Britney insisted on crafting the narrative portion of the profile – which really sort of irritated me. I felt perfectly capable of penning my own narrative. I can be rather quick-witted on a keyboard when I want to be – but according to Miss American-Dream-Since-She-Was-17, I have about as much charm as a bipolar honey badger in a bee hive – and shouldn’t be allowed to type my own name, much less an essay on why someone should want to bang me sideways in the backseat of a Toyota Matrix.
“B, that isn’t true. I can’t lick my own eyebrows. And there is no ‘y’ in double-jointed,” I said, looking over her shoulder as she typed with one finger. “And you typed ‘your’ when it should have read ‘you’re’. You’re making me sound like I’m too dumb to graduate cattle insemination school.”
“Amateur.” Britney murmured while smacking her Bubblicious.”Don’t ya’ll know anything? No man wants someone with a brain. Typos say ‘I’m an idiot’ and you stand a much better chance of landing a man if you’re come across completely oblivious. Geez. It’s like you haven’t seen one episode of my reality show with Kevin Federline.”
Lindsay took charge of ensuring I had appropriate, seductive – yet tasteful profile pictures. And because she loves me like her lucky cocaine razor blade, she took no chances and called in the big guns. And by big guns, of course I mean Blake Lively. Given her recent mass distribution of a collection of self portraits of a whorey nature – she is somewhat of an authority on iPhone self-portrait noir.

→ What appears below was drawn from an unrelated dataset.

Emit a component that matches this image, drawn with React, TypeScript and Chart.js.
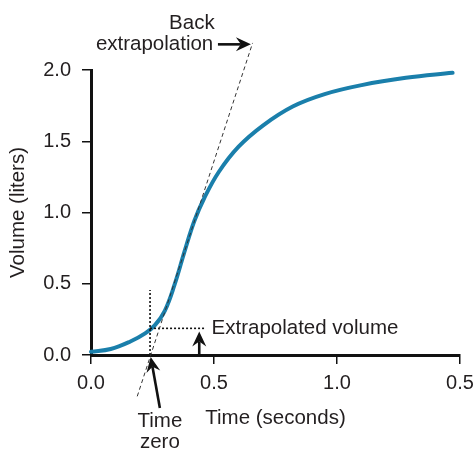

While Lindsey snapped the photos, Blake staged and posed me. Personally, I didn’t think leaning over a bathroom sink in a towel and black lace bra was the most fetching way to showcase my best assets – but considering I was the only one in the room whose personal life didn’t have an impressive amount of real estate on TMZ’s website, I wasn’t in a position to argue with their expertise.
I still don’t know how I feel about this online dating thing. I haven’t met anyone yet – but I have gotten one email from a gentleman who sounds nice enough. But I don’t really have a good sense of what he looks like – because he appears to be really quite shy. Unless you count the photos he’s sent of his nether regions – which, frankly, he seemed all too eager to send quickly in the first place, he really has not been very forthcoming. We’re making progress though. He’s at least gone above the waist to send me this:
I dunno. He seems a bit boney to me. And it seems sort of strange to me that he keeps wanting to put me in touch with his PR team for coaching on what to say if asked how we met. It’s been a while since I’ve dated – so maybe that’s just protocol now, I don’t know. But I get the feeling he might be married.
I have to dive head first back into the dating pool without my floaties – so I will give him the benefit of the doubt if for no other reason but because he seems to be quite the social media maven – and I really need to learn more about this Tweeter thing everyone keeps going on about. Who knows. He may just turn out to be an honest, stand-up guy.
It’s all so exhausting. I miss the days when one could fall in love the old fashioned way – through a glory hole in a Minnesota airport bathroom.